▶ **Your objective**
Using the listing below, give again exactly the lines from the line with "Output the web" to the line with "19300, 22950, 15650, 19150, 18950];", inclusive, without the pictures.

□ □ □

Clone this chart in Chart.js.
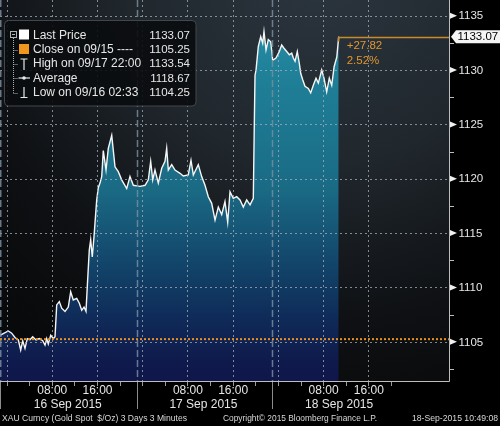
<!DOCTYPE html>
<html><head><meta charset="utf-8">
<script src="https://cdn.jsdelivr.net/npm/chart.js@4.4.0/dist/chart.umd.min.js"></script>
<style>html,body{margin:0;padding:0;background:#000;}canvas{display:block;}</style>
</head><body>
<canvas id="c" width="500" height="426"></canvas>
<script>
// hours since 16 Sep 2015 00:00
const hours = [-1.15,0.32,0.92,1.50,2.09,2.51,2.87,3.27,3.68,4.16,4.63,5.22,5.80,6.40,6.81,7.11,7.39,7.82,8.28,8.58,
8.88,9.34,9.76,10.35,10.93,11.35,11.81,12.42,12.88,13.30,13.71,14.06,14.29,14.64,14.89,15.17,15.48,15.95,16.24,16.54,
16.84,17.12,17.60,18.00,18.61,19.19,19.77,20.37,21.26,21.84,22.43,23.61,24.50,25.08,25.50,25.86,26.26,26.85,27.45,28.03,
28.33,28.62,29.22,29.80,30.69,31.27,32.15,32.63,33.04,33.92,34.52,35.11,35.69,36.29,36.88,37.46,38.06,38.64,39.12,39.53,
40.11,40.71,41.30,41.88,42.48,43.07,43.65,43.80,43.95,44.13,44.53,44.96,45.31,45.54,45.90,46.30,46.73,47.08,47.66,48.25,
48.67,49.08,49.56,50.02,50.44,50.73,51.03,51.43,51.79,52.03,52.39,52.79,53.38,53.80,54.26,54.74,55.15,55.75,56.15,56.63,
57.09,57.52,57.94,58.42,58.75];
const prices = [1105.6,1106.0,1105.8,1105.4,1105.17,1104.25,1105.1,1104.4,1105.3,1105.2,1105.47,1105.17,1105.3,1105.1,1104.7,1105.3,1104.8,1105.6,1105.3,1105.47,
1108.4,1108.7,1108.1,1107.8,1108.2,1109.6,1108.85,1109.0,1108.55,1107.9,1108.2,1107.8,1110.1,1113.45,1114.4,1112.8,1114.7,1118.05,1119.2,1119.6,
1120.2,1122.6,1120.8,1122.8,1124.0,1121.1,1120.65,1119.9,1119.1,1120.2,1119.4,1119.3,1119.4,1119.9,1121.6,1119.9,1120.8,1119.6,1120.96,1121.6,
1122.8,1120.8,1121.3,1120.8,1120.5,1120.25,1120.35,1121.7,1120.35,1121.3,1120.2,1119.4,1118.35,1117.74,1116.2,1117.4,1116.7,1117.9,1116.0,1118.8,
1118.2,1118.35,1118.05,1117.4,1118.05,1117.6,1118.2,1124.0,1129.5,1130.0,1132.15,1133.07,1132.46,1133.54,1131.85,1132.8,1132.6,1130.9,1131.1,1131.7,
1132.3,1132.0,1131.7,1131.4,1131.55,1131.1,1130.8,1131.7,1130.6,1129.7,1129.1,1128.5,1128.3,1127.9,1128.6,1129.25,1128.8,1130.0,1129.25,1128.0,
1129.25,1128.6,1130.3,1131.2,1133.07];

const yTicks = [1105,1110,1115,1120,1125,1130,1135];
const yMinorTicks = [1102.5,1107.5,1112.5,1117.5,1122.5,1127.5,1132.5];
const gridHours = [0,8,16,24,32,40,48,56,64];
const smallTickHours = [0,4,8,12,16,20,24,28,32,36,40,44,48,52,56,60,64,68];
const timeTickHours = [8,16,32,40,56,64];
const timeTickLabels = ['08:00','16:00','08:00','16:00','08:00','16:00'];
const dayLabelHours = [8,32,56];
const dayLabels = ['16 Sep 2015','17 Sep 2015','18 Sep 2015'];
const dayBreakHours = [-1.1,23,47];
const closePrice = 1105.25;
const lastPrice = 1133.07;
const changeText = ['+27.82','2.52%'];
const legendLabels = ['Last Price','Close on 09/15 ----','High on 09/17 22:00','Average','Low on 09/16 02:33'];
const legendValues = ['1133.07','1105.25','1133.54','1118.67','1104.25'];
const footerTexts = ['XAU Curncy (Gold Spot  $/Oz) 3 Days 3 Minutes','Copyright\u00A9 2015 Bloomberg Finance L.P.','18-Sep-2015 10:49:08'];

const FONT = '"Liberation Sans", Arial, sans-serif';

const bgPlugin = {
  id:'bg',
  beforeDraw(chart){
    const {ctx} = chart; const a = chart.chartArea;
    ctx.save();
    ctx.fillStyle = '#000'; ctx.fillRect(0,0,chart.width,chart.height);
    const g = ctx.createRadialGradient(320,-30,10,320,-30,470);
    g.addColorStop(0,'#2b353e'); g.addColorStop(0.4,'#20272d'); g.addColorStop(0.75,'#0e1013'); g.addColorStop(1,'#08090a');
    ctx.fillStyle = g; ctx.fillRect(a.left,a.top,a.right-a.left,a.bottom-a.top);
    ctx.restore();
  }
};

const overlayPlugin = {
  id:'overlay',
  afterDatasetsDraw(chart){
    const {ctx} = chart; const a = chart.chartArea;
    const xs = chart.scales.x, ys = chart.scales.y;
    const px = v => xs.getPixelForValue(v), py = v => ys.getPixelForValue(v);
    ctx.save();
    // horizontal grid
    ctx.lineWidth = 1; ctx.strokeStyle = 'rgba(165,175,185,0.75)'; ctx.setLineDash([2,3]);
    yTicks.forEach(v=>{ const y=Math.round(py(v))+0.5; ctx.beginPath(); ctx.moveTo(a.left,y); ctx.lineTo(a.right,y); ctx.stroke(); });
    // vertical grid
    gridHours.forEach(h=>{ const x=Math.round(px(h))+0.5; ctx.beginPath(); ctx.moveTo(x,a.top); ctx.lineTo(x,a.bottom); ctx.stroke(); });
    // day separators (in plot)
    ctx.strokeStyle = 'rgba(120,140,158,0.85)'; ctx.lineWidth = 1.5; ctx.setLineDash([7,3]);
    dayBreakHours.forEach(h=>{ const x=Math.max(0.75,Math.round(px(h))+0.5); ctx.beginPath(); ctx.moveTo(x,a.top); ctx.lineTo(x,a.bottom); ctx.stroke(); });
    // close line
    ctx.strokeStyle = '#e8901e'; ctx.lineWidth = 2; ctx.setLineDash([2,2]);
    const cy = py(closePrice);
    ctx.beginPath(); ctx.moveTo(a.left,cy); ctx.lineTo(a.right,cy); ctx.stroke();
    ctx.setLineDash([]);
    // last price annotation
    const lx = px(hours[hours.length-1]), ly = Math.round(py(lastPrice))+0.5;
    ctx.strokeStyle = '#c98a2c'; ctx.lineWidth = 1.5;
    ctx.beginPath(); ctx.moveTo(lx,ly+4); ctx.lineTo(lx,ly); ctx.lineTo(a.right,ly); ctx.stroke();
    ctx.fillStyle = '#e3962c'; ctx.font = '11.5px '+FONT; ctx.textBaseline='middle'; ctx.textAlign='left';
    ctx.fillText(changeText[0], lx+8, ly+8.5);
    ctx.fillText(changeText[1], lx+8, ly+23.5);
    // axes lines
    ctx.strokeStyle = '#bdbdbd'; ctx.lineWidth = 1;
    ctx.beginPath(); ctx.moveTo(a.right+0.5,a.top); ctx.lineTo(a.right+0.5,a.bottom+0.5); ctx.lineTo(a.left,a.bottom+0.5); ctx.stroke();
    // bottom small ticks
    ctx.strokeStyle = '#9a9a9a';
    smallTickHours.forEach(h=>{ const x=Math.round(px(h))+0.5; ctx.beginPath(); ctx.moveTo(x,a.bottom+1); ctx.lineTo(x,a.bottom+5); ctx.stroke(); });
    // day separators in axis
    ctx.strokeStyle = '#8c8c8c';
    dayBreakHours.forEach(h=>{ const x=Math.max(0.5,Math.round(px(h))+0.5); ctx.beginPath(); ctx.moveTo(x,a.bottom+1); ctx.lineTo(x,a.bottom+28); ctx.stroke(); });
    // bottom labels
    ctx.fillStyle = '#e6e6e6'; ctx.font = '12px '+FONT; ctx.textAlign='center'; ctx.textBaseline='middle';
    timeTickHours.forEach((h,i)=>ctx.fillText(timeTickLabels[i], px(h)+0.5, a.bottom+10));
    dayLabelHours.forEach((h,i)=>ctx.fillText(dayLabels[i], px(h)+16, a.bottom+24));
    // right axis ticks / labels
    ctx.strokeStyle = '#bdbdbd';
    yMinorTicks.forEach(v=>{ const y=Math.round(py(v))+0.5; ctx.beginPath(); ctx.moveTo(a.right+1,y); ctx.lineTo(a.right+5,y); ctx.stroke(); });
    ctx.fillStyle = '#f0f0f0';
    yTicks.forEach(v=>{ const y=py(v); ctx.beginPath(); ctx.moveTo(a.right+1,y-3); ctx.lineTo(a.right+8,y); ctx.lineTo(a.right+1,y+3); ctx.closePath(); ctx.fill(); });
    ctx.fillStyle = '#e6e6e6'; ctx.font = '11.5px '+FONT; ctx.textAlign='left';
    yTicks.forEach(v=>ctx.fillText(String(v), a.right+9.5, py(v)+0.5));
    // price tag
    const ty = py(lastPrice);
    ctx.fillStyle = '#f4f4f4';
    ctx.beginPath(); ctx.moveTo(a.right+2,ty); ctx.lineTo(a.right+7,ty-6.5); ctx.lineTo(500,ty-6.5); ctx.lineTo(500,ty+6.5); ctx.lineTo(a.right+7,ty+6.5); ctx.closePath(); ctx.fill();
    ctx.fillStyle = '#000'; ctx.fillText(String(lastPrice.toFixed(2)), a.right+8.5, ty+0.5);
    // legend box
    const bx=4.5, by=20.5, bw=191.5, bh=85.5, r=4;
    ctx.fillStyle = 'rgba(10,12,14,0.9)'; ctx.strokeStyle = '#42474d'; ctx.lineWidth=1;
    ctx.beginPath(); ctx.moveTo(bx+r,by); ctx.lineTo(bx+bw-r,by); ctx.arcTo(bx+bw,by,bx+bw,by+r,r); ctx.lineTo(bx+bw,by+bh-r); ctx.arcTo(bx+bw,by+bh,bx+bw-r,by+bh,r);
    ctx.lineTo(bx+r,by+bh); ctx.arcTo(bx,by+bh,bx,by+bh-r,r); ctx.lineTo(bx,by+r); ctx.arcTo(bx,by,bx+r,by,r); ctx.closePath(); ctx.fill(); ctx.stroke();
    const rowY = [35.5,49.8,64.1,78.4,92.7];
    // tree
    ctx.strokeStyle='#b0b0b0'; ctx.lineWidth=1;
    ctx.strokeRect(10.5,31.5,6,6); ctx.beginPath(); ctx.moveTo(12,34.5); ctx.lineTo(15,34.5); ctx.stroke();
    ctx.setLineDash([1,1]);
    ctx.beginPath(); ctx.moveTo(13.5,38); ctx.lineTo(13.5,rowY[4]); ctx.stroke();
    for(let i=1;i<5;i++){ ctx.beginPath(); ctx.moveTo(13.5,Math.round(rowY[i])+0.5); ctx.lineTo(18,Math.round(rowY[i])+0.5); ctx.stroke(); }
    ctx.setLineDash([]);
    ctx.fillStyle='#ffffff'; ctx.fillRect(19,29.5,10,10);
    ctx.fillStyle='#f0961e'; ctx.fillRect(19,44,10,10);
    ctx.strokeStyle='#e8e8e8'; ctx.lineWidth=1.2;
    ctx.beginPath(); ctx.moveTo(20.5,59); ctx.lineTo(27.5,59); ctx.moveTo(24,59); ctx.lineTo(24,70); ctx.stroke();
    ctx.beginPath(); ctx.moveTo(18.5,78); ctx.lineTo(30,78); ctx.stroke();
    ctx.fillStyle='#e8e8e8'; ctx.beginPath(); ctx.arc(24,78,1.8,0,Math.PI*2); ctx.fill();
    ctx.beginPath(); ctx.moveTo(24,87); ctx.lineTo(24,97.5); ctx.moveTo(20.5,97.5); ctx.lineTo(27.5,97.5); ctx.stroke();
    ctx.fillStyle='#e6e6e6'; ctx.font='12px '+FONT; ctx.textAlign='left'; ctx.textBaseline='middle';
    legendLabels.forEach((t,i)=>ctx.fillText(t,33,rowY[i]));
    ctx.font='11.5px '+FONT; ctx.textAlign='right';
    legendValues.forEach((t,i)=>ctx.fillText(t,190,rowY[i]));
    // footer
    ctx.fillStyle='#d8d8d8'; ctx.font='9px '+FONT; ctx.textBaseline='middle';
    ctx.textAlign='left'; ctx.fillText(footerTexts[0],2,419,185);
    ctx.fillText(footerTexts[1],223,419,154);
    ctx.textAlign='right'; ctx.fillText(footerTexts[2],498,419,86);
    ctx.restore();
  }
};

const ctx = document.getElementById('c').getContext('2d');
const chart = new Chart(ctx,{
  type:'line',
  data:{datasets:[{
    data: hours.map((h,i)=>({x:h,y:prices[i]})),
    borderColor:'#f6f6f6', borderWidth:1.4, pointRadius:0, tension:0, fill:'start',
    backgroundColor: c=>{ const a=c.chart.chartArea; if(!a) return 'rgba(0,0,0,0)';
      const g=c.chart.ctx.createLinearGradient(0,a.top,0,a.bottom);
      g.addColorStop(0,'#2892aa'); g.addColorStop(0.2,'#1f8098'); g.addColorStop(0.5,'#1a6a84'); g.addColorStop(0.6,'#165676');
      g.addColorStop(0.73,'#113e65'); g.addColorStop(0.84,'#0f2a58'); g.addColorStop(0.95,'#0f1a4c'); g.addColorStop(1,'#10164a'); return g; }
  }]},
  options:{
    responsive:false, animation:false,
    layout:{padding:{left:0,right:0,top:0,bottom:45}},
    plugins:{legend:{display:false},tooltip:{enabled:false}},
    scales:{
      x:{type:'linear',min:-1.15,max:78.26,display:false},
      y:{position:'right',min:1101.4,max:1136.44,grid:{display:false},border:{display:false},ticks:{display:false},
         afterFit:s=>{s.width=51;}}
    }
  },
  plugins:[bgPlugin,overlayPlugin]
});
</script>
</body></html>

□ □ □

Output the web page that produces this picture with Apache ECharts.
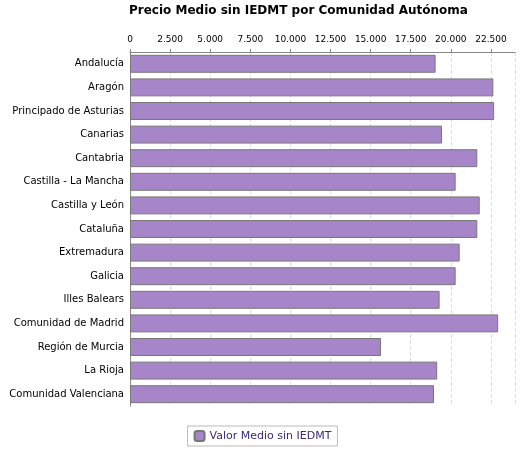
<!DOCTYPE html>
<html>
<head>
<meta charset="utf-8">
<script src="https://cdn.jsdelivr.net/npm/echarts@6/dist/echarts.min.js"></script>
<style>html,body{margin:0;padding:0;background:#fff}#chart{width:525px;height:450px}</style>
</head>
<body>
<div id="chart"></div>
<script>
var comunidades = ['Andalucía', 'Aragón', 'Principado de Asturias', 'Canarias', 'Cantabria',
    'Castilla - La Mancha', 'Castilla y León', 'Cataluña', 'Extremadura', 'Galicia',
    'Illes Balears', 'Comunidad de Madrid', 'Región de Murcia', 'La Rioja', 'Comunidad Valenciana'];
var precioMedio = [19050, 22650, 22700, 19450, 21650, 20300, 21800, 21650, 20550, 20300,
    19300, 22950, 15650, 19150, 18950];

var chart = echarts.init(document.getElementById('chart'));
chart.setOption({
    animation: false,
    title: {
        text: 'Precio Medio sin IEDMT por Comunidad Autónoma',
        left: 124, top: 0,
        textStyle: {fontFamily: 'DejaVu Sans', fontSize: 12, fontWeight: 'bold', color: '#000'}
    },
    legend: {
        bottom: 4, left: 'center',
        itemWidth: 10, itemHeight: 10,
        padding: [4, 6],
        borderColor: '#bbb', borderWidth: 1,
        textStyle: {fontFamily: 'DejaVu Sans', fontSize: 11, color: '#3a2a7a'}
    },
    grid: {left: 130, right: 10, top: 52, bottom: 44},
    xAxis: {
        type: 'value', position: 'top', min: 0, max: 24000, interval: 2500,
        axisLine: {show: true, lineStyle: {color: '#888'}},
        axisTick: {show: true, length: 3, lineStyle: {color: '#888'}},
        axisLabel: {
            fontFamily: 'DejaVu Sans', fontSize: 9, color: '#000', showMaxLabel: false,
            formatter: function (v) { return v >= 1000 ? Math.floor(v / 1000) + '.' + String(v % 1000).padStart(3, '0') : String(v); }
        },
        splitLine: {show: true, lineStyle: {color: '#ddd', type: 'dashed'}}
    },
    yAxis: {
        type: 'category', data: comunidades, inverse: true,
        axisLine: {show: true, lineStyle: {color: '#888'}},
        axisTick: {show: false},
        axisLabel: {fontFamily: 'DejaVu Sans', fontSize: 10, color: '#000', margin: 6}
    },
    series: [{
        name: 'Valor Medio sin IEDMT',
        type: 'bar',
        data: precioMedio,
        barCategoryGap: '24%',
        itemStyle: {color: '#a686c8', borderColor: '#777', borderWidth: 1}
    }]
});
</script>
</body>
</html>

□ □ □

▶ **Task answer**
Output the web page that produces this picture with Apache ECharts.
<!DOCTYPE html>
<html>
<head>
<meta charset="utf-8">
<script src="https://cdn.jsdelivr.net/npm/echarts@6/dist/echarts.min.js"></script>
<style>html,body{margin:0;padding:0;background:#fff}#chart{width:525px;height:450px}</style>
</head>
<body>
<div id="chart"></div>
<script>
var comunidades = ['Andalucía', 'Aragón', 'Principado de Asturias', 'Canarias', 'Cantabria',
    'Castilla - La Mancha', 'Castilla y León', 'Cataluña', 'Extremadura', 'Galicia',
    'Illes Balears', 'Comunidad de Madrid', 'Región de Murcia', 'La Rioja', 'Comunidad Valenciana'];
var precioMedio = [19050, 22650, 22700, 19450, 21650, 20300, 21800, 21650, 20550, 20300,
    19300, 22950, 15650, 19150, 18950];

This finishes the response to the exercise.